彼等が推挙して採用した者たちはすべて清潔で公正な人物で、当時にあって評判が高くても、その行動が本心に根差していない者は、いつまで経っても昇進することができませんでした。
毛玠は慎ましさで人の模範となるように努力していました。
その結果、天下の士人は清廉な生き方をしようと励まない者はなく、高官・寵臣であっても、規定を越えた車馬・衣服を用いる勇気はありませんでした。
そのことを知った曹操は感歎して、
「人を起用する者がこのようであれば、天下の人々をして自ずと身を整えさせることになる。儂は何もする必要はないな」
と言いました。
司馬懿
司馬懿は若くして並外れた節度を持ち、聡明でよく先々を見通しました。
また博学にして見聞広く、儒学の教えに傾倒しており、漢の末期になって天下が大いに乱れると、常に憤り、天下を憂えていました。
南陽太守で司馬懿と同郡(司隷・河内郡)出身の楊俊は人物鑑定の才があることで知られていました。司馬懿を観た楊俊は、
「まだ成年に達していないのに、司馬懿には『非常の器』がある」
と評しました。
また、司馬懿がちょうど成年に達した頃、司馬懿の兄・司馬朗と親しかった崔琰は、
「あなたの弟(司馬懿)は聡明誠実で剛毅果断。一際優れた人物で、おそらくあなたの及ぶところではありますまい」
と言いました。司馬朗はその意見に賛成しかねましたが、それでも崔琰は意見を変えませんでした。
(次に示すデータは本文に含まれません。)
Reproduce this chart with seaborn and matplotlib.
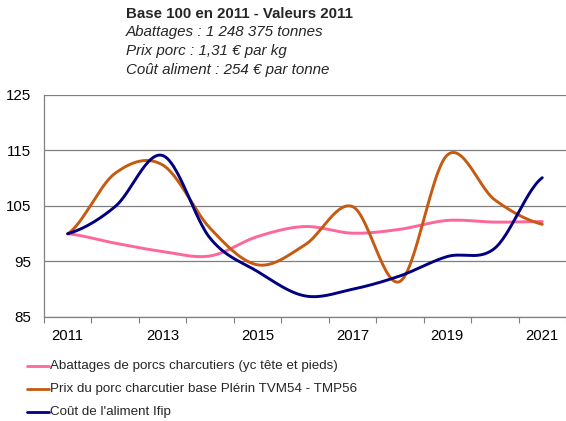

建安6年(201年)、河内郡が司馬懿を上計掾に推挙しました。
すると当時司空であった曹操は、その名声を聞いて司馬懿を召聘しました。ですが司馬懿は、漢の命運が衰えているとは言え、節を曲げて曹氏に仕えたいとは思わず、風痺(手足が痺れる病。中風)で起き上がれないことを理由に辞退します。
司馬懿の仮病を疑った曹操が、人を遣って夜中にこっそり司馬懿の様子を探らせたところ、やはり司馬懿はじっと臥せたまま動きませんでした。
曹操が丞相となると、曹操はまた司馬懿を公府(丞相府)の文学掾に召聘しました。
この時曹操は、その使者に「もしまた愚図るようであれば、捕縛せよ」と言い含めていたので、司馬懿は懼れて職に就きました。
その後司馬懿は、曹操の子・曹丕と交際するようになります。
建安13年(208年)夏6月、漢王朝は三公の官を廃止して、再び丞相と御史大夫を設置し、曹操を丞相に任命しました。これにより、朝廷の権力が曹操 1人に集中するようになります。
曹操は崔琰・毛玠・司馬朗・司馬懿・盧毓らを丞相府に招きましたが、この時初めて司馬懿が出仕しました。